**Exercise aim**
Exclude pictures. Extract exactly the lines from the one that contains "Clone this chart in matplotlib." down to the one that contains "from matplotlib.lines import Line2D", both included.

START Entries provided

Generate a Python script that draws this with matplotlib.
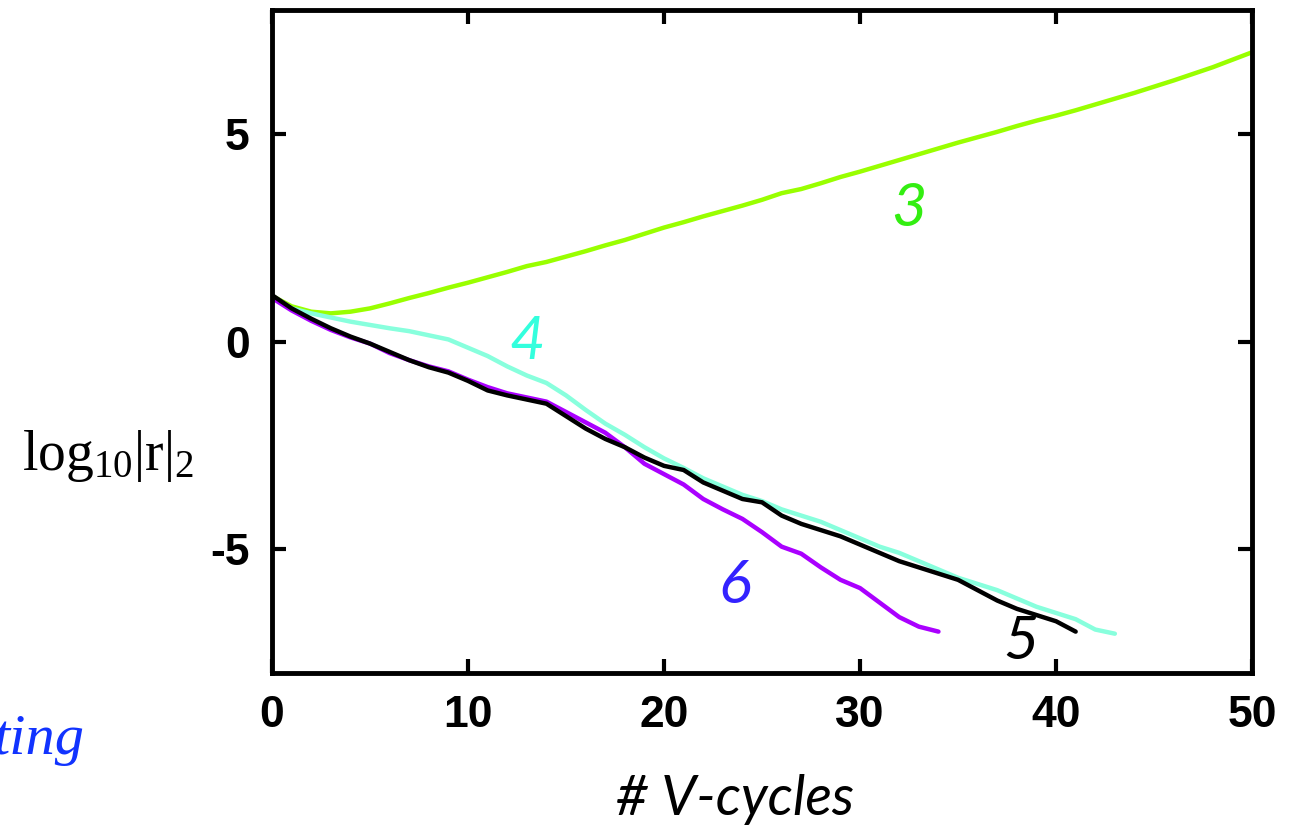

END Entries provided
START Entries provided

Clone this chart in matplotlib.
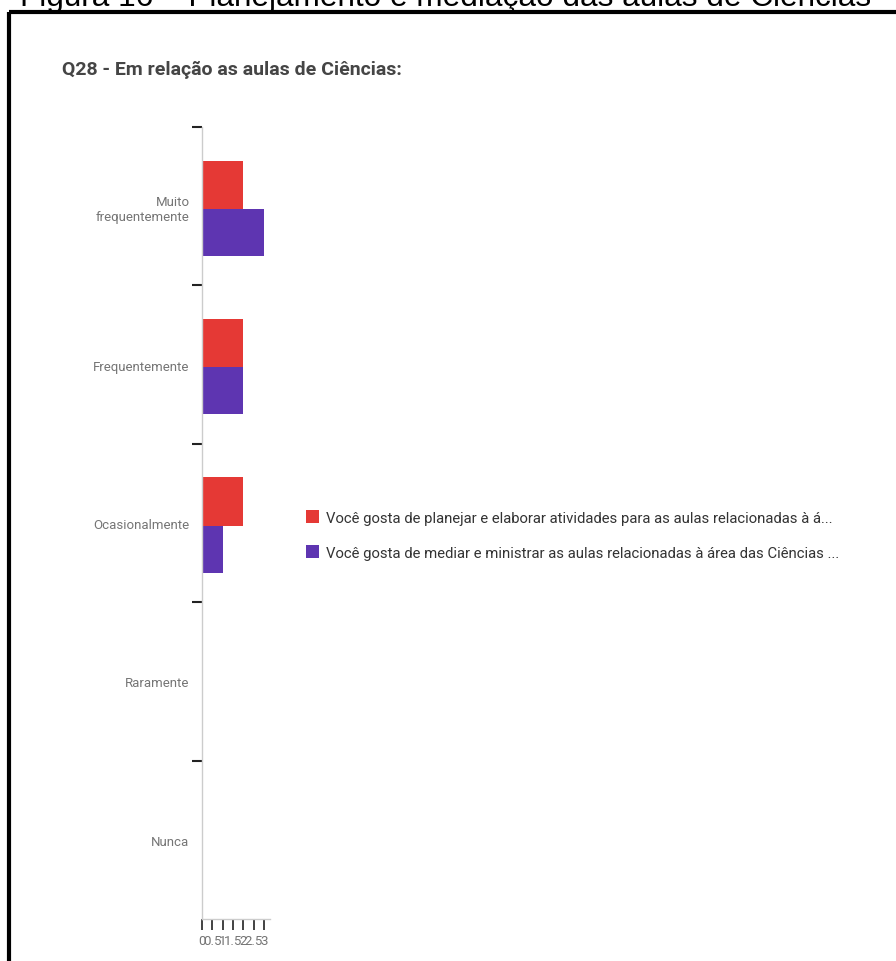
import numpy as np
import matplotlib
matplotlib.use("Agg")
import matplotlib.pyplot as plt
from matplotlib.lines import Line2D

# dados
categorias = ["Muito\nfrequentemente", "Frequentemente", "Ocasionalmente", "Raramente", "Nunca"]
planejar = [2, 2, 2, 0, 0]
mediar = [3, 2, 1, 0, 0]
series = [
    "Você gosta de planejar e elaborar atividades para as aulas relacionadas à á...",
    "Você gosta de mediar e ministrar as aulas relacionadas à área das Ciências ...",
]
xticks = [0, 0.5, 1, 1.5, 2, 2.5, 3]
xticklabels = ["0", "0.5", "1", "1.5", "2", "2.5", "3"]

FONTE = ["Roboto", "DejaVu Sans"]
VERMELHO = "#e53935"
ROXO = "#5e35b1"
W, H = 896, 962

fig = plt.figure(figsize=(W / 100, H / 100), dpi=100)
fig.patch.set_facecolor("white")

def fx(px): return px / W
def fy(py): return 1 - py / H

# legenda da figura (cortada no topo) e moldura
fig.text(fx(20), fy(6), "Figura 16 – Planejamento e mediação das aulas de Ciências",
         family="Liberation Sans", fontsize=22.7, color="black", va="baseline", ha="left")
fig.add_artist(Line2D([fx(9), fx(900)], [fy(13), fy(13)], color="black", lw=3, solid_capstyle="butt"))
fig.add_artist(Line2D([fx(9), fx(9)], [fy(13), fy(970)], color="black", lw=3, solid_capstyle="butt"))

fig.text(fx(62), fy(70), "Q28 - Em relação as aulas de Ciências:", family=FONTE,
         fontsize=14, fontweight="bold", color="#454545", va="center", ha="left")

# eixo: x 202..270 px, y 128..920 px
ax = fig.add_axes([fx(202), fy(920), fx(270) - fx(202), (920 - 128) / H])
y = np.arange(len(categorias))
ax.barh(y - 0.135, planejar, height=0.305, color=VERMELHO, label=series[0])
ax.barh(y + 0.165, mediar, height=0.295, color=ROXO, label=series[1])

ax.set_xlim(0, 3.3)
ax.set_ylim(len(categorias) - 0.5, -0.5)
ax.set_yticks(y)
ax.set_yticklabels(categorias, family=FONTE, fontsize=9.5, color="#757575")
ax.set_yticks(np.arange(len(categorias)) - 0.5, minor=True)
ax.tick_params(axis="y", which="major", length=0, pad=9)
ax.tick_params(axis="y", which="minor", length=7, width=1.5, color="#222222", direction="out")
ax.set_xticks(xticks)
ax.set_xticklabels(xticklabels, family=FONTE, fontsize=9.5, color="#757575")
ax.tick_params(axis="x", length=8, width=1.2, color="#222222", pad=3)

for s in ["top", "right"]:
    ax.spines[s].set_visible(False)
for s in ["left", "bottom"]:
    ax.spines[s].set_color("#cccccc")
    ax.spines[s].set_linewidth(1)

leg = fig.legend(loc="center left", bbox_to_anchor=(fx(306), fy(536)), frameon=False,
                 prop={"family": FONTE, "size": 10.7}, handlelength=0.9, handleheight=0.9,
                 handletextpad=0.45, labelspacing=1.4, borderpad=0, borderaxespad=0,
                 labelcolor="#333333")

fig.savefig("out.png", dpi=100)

END Entries provided

**Full output**
Clone this chart in matplotlib.
import numpy as np
import matplotlib
matplotlib.use("Agg")
import matplotlib.pyplot as plt
from matplotlib.lines import Line2D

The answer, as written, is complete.